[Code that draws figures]
□ □ □ □ □

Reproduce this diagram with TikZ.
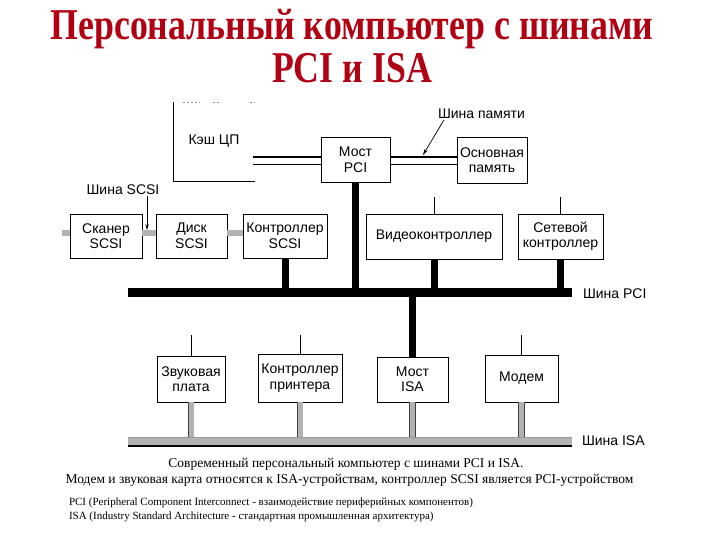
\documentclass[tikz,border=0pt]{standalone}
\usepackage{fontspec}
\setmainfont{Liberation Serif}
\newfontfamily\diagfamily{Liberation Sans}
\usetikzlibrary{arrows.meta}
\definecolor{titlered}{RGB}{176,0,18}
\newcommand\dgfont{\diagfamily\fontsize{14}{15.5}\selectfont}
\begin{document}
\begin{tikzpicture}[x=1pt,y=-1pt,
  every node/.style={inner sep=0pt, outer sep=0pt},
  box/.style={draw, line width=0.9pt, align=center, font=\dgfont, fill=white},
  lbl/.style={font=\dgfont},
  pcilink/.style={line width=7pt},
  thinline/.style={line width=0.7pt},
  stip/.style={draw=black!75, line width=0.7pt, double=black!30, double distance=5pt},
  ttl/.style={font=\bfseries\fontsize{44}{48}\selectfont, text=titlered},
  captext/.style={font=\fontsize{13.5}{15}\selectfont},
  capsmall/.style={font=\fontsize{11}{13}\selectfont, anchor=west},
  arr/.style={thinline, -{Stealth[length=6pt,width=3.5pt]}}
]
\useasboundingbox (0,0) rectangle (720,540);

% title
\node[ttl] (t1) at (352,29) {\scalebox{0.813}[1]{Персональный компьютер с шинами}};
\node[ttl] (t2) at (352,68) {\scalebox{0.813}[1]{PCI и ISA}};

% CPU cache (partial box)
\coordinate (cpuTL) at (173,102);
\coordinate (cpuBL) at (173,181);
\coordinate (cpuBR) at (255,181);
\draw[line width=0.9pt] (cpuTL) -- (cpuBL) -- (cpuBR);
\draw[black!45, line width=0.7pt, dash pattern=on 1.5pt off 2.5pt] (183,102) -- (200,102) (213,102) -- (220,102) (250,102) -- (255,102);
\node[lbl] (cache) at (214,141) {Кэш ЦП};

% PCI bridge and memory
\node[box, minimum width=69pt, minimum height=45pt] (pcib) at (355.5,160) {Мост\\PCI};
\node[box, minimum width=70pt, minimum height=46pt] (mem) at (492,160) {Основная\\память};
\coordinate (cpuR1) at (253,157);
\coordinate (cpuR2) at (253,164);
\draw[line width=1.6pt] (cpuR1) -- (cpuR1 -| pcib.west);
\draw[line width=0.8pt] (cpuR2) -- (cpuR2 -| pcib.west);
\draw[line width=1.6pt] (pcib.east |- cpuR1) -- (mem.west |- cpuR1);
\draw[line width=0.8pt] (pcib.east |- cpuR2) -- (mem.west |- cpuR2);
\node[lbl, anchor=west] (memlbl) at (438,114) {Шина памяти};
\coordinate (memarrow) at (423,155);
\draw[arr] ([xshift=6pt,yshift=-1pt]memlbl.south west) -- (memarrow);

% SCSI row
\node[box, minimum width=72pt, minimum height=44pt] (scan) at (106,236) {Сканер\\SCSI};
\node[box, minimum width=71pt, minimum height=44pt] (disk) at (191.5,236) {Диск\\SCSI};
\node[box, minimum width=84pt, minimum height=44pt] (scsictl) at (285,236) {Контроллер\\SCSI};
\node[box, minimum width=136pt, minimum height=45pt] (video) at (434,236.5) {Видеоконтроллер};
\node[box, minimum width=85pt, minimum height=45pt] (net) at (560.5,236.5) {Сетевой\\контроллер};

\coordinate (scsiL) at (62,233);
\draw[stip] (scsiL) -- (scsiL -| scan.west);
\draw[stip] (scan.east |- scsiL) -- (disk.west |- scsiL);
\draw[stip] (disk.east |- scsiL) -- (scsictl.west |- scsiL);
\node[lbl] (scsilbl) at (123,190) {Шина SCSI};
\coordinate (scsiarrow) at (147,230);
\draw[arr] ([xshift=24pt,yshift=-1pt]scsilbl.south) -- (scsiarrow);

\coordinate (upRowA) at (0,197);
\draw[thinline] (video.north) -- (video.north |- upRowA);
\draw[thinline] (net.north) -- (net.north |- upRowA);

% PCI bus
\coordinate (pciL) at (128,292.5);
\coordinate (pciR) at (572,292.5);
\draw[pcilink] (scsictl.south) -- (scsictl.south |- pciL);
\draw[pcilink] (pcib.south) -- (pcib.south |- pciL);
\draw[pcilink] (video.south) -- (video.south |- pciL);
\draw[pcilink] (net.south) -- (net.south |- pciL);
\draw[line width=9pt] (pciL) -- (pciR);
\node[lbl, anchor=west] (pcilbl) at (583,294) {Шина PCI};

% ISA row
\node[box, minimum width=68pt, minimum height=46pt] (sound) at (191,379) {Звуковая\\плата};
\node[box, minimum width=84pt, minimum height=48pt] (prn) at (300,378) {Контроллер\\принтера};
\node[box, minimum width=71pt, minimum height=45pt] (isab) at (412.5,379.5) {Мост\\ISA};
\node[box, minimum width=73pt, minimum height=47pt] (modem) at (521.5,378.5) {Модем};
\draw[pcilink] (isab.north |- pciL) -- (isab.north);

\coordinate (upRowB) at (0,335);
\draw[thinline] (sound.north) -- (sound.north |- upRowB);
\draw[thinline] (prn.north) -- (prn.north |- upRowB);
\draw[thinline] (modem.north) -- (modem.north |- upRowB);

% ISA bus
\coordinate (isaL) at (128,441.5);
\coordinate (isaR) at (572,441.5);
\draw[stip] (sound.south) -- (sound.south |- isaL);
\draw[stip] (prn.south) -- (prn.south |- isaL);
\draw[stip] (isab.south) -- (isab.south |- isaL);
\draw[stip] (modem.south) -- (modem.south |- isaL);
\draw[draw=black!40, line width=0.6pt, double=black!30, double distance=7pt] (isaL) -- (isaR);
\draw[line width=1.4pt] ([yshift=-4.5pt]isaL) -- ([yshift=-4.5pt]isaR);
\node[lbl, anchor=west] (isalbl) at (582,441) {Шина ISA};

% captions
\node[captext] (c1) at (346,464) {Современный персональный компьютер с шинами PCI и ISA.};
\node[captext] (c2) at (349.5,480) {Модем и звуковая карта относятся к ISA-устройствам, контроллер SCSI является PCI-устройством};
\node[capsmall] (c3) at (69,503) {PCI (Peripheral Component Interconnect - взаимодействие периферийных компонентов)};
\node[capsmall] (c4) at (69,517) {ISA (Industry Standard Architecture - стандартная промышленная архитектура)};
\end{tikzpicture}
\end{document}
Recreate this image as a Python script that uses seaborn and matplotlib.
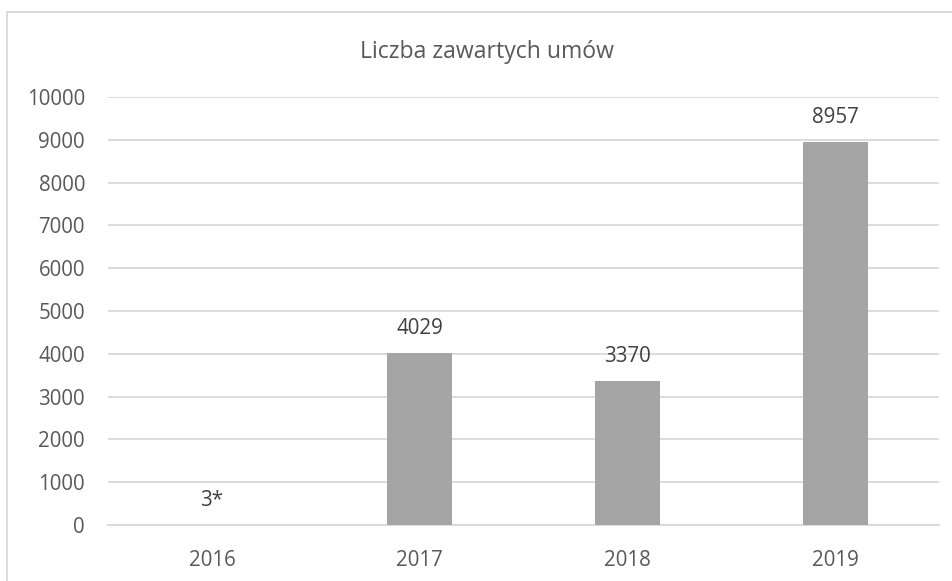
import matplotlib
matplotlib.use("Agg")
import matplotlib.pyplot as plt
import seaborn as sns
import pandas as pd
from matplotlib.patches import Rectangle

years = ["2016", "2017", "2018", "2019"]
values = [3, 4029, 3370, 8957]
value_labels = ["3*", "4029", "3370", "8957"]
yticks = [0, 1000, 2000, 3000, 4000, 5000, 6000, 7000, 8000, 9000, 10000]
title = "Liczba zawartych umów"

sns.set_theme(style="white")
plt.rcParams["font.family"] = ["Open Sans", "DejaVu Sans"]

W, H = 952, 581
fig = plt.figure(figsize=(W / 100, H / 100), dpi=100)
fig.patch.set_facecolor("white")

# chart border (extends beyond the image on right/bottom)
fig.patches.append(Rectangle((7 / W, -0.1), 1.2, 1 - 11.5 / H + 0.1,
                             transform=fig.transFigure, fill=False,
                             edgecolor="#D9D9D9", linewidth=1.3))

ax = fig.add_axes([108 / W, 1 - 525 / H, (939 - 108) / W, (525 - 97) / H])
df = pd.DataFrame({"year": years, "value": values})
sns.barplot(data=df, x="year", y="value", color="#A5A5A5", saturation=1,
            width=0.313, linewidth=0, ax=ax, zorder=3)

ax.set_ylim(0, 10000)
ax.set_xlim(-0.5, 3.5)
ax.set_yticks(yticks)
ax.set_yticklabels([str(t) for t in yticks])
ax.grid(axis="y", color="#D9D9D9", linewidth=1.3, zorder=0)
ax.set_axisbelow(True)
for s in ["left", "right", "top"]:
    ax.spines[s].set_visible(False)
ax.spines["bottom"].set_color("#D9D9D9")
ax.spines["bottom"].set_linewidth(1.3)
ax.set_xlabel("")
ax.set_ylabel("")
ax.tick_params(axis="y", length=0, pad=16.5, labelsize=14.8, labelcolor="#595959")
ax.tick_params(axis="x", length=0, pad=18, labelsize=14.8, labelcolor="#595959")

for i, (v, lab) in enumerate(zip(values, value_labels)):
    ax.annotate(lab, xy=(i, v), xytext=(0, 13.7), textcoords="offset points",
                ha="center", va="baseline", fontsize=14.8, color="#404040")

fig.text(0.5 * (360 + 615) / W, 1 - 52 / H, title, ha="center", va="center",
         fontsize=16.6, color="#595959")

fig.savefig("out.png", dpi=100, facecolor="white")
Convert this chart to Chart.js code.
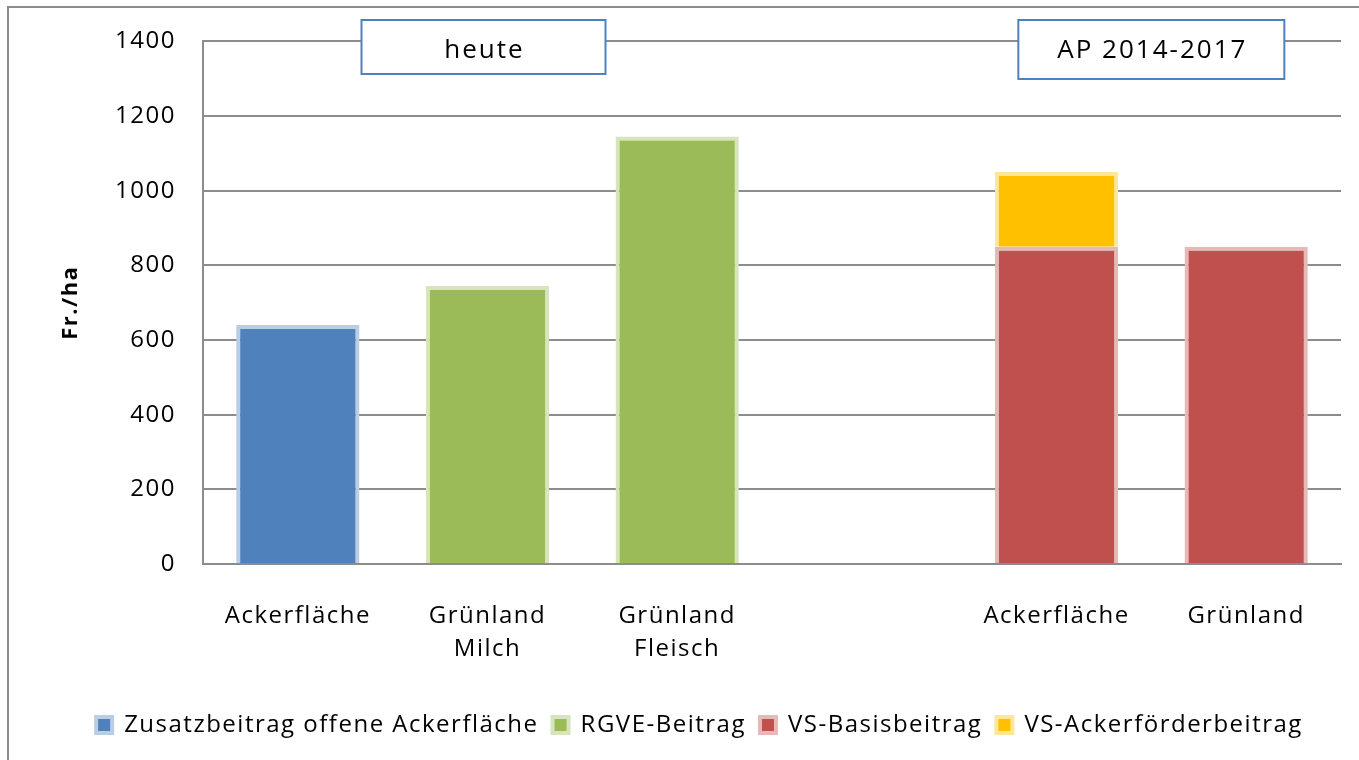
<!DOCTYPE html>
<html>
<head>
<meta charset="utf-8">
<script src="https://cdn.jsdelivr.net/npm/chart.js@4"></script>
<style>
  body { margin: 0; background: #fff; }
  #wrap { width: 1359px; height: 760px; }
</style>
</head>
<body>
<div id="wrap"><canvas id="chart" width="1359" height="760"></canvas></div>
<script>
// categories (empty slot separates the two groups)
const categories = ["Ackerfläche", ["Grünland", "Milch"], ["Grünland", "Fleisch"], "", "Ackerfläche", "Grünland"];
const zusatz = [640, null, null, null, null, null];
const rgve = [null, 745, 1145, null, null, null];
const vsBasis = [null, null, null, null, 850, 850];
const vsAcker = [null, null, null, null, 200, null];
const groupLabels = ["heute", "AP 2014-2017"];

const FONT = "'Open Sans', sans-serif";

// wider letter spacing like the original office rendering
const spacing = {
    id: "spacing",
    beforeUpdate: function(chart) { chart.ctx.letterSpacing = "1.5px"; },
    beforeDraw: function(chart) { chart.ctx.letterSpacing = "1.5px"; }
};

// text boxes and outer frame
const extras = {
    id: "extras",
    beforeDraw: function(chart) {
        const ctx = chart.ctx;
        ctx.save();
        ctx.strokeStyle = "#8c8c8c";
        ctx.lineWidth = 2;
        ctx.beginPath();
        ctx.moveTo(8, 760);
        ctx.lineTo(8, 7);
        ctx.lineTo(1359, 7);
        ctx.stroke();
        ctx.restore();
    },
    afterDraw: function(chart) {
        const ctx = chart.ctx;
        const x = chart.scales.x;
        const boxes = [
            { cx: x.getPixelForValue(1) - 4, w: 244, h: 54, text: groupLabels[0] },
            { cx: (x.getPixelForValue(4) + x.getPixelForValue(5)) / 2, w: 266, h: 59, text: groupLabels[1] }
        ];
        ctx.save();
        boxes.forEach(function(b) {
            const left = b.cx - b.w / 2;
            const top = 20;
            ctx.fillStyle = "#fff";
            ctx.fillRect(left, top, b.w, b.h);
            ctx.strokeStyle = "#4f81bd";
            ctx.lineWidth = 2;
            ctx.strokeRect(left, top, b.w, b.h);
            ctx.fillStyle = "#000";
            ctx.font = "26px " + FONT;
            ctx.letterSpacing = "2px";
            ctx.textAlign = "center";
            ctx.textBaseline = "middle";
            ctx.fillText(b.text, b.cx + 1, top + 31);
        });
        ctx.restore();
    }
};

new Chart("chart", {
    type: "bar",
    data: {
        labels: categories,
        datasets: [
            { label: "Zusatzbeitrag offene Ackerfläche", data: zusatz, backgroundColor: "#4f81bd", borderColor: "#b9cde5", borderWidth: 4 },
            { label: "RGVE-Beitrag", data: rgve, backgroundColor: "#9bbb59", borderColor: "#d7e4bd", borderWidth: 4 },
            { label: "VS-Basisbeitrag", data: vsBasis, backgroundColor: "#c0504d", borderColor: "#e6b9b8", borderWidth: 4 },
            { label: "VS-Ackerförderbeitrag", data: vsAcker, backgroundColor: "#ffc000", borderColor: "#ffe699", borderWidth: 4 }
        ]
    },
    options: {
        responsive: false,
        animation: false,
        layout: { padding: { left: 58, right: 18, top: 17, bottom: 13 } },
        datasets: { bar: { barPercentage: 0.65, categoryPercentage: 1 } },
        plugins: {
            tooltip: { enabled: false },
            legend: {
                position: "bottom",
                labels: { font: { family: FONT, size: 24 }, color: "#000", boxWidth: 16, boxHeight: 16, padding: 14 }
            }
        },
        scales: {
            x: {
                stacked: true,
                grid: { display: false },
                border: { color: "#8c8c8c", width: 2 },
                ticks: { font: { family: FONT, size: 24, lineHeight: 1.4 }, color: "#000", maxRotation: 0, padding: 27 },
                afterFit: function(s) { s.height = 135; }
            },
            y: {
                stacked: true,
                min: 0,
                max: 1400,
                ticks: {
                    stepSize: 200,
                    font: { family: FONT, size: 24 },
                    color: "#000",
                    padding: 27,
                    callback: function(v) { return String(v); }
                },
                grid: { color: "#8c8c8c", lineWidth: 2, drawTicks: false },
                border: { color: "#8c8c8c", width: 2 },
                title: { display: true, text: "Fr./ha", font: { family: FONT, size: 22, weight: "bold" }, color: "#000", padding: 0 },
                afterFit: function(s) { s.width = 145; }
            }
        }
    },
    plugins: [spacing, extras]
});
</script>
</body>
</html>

□ □ □ □ □

Prompt:
Omitting all pictures, restate exactly the lines of the material from its start through the line that contains "(t2) at (352,68)".

Response to the exercise:
Reproduce this diagram with TikZ.
\documentclass[tikz,border=0pt]{standalone}
\usepackage{fontspec}
\setmainfont{Liberation Serif}
\newfontfamily\diagfamily{Liberation Sans}
\usetikzlibrary{arrows.meta}
\definecolor{titlered}{RGB}{176,0,18}
\newcommand\dgfont{\diagfamily\fontsize{14}{15.5}\selectfont}
\begin{document}
\begin{tikzpicture}[x=1pt,y=-1pt,
  every node/.style={inner sep=0pt, outer sep=0pt},
  box/.style={draw, line width=0.9pt, align=center, font=\dgfont, fill=white},
  lbl/.style={font=\dgfont},
  pcilink/.style={line width=7pt},
  thinline/.style={line width=0.7pt},
  stip/.style={draw=black!75, line width=0.7pt, double=black!30, double distance=5pt},
  ttl/.style={font=\bfseries\fontsize{44}{48}\selectfont, text=titlered},
  captext/.style={font=\fontsize{13.5}{15}\selectfont},
  capsmall/.style={font=\fontsize{11}{13}\selectfont, anchor=west},
  arr/.style={thinline, -{Stealth[length=6pt,width=3.5pt]}}
]
\useasboundingbox (0,0) rectangle (720,540);

% title
\node[ttl] (t1) at (352,29) {\scalebox{0.813}[1]{Персональный компьютер с шинами}};
\node[ttl] (t2) at (352,68) {\scalebox{0.813}[1]{PCI и ISA}};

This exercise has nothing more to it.